| What is expected |
Set aside the pictures and output only the lines from the one containing "Rebuild this diagram" up to and including the one containing "(lsub) at (880,561)".

| Records for this task |
○ ○ ○ ○
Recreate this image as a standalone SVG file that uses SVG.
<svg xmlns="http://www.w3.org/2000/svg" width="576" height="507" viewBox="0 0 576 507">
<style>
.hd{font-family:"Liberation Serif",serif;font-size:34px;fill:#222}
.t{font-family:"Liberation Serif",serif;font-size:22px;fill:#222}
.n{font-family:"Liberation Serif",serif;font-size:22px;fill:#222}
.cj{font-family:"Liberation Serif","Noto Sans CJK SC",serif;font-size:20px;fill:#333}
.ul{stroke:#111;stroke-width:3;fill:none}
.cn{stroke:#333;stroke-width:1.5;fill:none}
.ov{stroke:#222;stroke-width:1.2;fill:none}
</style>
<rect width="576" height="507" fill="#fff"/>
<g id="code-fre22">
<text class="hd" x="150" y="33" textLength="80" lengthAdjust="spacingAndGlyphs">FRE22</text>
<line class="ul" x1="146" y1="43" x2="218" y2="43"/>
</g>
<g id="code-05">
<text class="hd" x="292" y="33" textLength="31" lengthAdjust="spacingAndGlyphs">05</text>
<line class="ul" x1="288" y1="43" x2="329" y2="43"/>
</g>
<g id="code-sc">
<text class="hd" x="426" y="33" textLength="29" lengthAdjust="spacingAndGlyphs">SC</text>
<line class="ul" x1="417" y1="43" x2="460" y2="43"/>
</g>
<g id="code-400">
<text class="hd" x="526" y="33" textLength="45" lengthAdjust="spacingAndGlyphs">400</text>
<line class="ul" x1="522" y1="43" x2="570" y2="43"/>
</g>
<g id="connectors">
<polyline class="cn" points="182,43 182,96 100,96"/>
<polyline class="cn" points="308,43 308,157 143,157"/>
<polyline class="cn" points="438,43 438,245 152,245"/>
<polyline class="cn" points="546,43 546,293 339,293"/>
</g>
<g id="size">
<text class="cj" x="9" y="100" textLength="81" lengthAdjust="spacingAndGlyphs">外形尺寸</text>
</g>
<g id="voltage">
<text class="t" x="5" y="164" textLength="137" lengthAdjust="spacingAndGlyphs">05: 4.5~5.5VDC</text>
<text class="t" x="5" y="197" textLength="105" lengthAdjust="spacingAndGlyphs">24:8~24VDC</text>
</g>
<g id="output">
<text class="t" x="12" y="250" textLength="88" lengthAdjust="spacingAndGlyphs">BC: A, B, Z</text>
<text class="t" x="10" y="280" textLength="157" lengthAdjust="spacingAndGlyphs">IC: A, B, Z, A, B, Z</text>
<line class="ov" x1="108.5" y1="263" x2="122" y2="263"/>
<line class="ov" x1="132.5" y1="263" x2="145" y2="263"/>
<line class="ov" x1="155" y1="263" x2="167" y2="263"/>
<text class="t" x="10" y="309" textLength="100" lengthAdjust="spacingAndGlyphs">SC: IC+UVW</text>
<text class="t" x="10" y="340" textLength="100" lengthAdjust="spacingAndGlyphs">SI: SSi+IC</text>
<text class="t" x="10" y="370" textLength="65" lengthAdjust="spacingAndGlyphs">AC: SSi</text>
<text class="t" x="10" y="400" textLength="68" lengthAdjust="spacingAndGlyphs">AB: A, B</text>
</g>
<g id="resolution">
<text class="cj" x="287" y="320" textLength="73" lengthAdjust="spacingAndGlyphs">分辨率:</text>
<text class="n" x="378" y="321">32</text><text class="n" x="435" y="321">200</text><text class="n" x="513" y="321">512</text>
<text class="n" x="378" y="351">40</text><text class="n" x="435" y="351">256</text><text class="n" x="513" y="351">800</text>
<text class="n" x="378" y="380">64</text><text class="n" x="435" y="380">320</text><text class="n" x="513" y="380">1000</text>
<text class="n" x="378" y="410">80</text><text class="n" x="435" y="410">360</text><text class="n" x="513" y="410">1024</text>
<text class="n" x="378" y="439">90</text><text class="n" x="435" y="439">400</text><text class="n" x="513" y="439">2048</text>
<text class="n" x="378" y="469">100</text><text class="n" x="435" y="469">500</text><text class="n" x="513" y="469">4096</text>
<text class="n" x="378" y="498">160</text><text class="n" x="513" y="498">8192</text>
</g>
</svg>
○ ○ ○ ○
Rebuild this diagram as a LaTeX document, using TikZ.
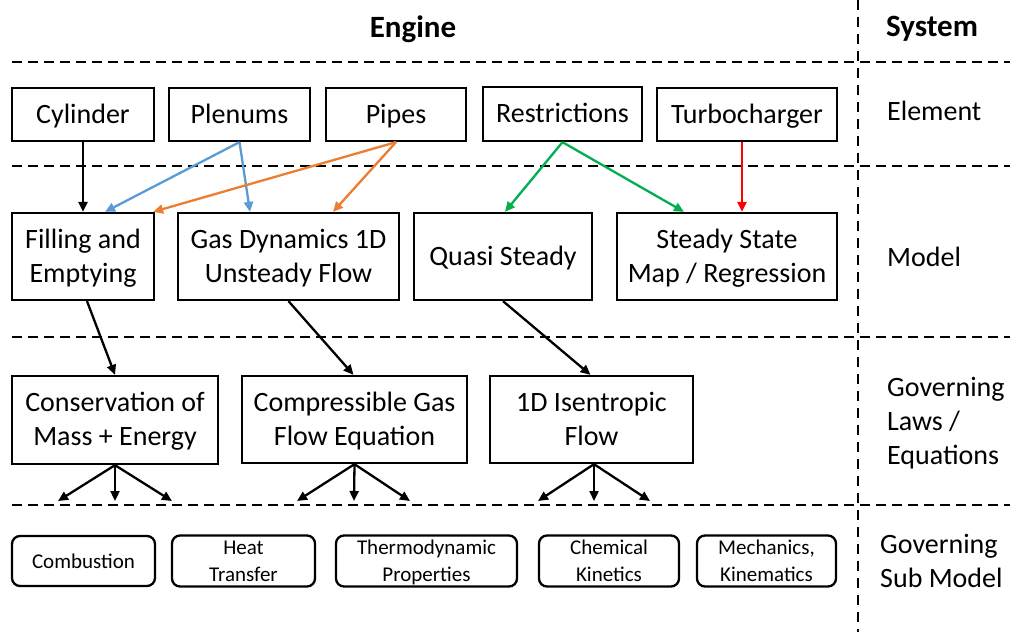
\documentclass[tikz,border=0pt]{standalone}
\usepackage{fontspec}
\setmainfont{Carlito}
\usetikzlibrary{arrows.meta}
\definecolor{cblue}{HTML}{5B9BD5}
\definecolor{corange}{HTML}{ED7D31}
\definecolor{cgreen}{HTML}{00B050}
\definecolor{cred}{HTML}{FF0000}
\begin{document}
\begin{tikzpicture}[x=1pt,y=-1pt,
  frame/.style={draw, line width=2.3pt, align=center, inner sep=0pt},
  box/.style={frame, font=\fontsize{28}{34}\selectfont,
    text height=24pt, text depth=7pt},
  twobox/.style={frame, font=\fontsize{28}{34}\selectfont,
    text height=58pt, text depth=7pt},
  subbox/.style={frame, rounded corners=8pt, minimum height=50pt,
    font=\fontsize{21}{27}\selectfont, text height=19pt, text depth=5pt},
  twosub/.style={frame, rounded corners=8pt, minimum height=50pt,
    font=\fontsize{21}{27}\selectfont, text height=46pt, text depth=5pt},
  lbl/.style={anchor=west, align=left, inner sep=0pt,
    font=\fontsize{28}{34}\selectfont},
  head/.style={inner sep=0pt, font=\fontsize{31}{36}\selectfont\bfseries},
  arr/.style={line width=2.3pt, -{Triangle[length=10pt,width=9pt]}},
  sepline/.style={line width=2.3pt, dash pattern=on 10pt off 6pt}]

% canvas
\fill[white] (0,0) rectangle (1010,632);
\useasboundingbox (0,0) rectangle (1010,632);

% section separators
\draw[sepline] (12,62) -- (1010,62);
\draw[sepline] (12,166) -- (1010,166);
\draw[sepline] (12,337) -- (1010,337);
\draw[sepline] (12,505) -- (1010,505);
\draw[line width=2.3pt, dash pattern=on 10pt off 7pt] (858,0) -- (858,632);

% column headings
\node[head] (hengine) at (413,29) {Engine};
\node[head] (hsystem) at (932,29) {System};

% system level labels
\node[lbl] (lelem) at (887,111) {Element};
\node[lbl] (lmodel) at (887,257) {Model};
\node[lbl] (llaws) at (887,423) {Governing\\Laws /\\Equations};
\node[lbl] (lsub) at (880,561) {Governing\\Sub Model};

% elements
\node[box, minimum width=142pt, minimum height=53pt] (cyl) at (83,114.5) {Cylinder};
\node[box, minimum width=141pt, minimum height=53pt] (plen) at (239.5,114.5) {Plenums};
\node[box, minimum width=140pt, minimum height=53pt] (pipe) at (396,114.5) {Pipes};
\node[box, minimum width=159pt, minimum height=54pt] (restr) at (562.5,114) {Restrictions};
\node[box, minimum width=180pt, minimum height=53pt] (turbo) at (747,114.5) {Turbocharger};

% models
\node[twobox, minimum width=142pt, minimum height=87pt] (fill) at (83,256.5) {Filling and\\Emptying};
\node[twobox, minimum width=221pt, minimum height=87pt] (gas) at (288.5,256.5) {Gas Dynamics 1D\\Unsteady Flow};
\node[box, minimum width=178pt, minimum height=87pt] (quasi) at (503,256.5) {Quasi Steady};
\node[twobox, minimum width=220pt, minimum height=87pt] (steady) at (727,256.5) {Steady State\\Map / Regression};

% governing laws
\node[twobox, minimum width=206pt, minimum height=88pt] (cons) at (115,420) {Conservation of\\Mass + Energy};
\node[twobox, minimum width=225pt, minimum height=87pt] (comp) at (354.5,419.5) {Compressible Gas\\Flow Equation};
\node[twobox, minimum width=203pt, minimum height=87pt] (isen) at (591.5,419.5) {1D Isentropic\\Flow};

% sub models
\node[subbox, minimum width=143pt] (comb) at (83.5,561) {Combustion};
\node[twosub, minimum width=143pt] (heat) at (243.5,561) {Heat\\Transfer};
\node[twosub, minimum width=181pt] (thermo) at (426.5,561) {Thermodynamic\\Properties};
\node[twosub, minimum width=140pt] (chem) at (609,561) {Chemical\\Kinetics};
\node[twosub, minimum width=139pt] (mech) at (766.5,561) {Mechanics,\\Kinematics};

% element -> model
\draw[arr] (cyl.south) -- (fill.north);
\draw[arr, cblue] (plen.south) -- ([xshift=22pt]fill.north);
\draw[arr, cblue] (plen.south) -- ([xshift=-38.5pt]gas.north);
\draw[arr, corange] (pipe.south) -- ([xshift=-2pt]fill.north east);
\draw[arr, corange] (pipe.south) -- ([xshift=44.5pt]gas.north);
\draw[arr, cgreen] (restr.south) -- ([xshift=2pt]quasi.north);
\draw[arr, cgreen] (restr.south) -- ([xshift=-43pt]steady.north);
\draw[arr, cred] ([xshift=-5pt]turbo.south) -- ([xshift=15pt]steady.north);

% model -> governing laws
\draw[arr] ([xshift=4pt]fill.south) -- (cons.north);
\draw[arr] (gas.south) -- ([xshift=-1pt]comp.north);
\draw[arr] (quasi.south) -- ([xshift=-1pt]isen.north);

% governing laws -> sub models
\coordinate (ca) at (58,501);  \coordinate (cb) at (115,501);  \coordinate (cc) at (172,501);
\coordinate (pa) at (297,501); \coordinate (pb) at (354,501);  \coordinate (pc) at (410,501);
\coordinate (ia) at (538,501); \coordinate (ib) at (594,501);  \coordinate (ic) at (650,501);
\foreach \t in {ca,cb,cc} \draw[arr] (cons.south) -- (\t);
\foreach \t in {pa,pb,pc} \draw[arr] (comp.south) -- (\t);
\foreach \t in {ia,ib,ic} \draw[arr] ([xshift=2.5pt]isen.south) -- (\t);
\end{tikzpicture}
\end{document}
○ ○ ○ ○
| Result of this exercise |
Rebuild this diagram as a LaTeX document, using TikZ.
\documentclass[tikz,border=0pt]{standalone}
\usepackage{fontspec}
\setmainfont{Carlito}
\usetikzlibrary{arrows.meta}
\definecolor{cblue}{HTML}{5B9BD5}
\definecolor{corange}{HTML}{ED7D31}
\definecolor{cgreen}{HTML}{00B050}
\definecolor{cred}{HTML}{FF0000}
\begin{document}
\begin{tikzpicture}[x=1pt,y=-1pt,
  frame/.style={draw, line width=2.3pt, align=center, inner sep=0pt},
  box/.style={frame, font=\fontsize{28}{34}\selectfont,
    text height=24pt, text depth=7pt},
  twobox/.style={frame, font=\fontsize{28}{34}\selectfont,
    text height=58pt, text depth=7pt},
  subbox/.style={frame, rounded corners=8pt, minimum height=50pt,
    font=\fontsize{21}{27}\selectfont, text height=19pt, text depth=5pt},
  twosub/.style={frame, rounded corners=8pt, minimum height=50pt,
    font=\fontsize{21}{27}\selectfont, text height=46pt, text depth=5pt},
  lbl/.style={anchor=west, align=left, inner sep=0pt,
    font=\fontsize{28}{34}\selectfont},
  head/.style={inner sep=0pt, font=\fontsize{31}{36}\selectfont\bfseries},
  arr/.style={line width=2.3pt, -{Triangle[length=10pt,width=9pt]}},
  sepline/.style={line width=2.3pt, dash pattern=on 10pt off 6pt}]

% canvas
\fill[white] (0,0) rectangle (1010,632);
\useasboundingbox (0,0) rectangle (1010,632);

% section separators
\draw[sepline] (12,62) -- (1010,62);
\draw[sepline] (12,166) -- (1010,166);
\draw[sepline] (12,337) -- (1010,337);
\draw[sepline] (12,505) -- (1010,505);
\draw[line width=2.3pt, dash pattern=on 10pt off 7pt] (858,0) -- (858,632);

% column headings
\node[head] (hengine) at (413,29) {Engine};
\node[head] (hsystem) at (932,29) {System};

% system level labels
\node[lbl] (lelem) at (887,111) {Element};
\node[lbl] (lmodel) at (887,257) {Model};
\node[lbl] (llaws) at (887,423) {Governing\\Laws /\\Equations};
\node[lbl] (lsub) at (880,561) {Governing\\Sub Model};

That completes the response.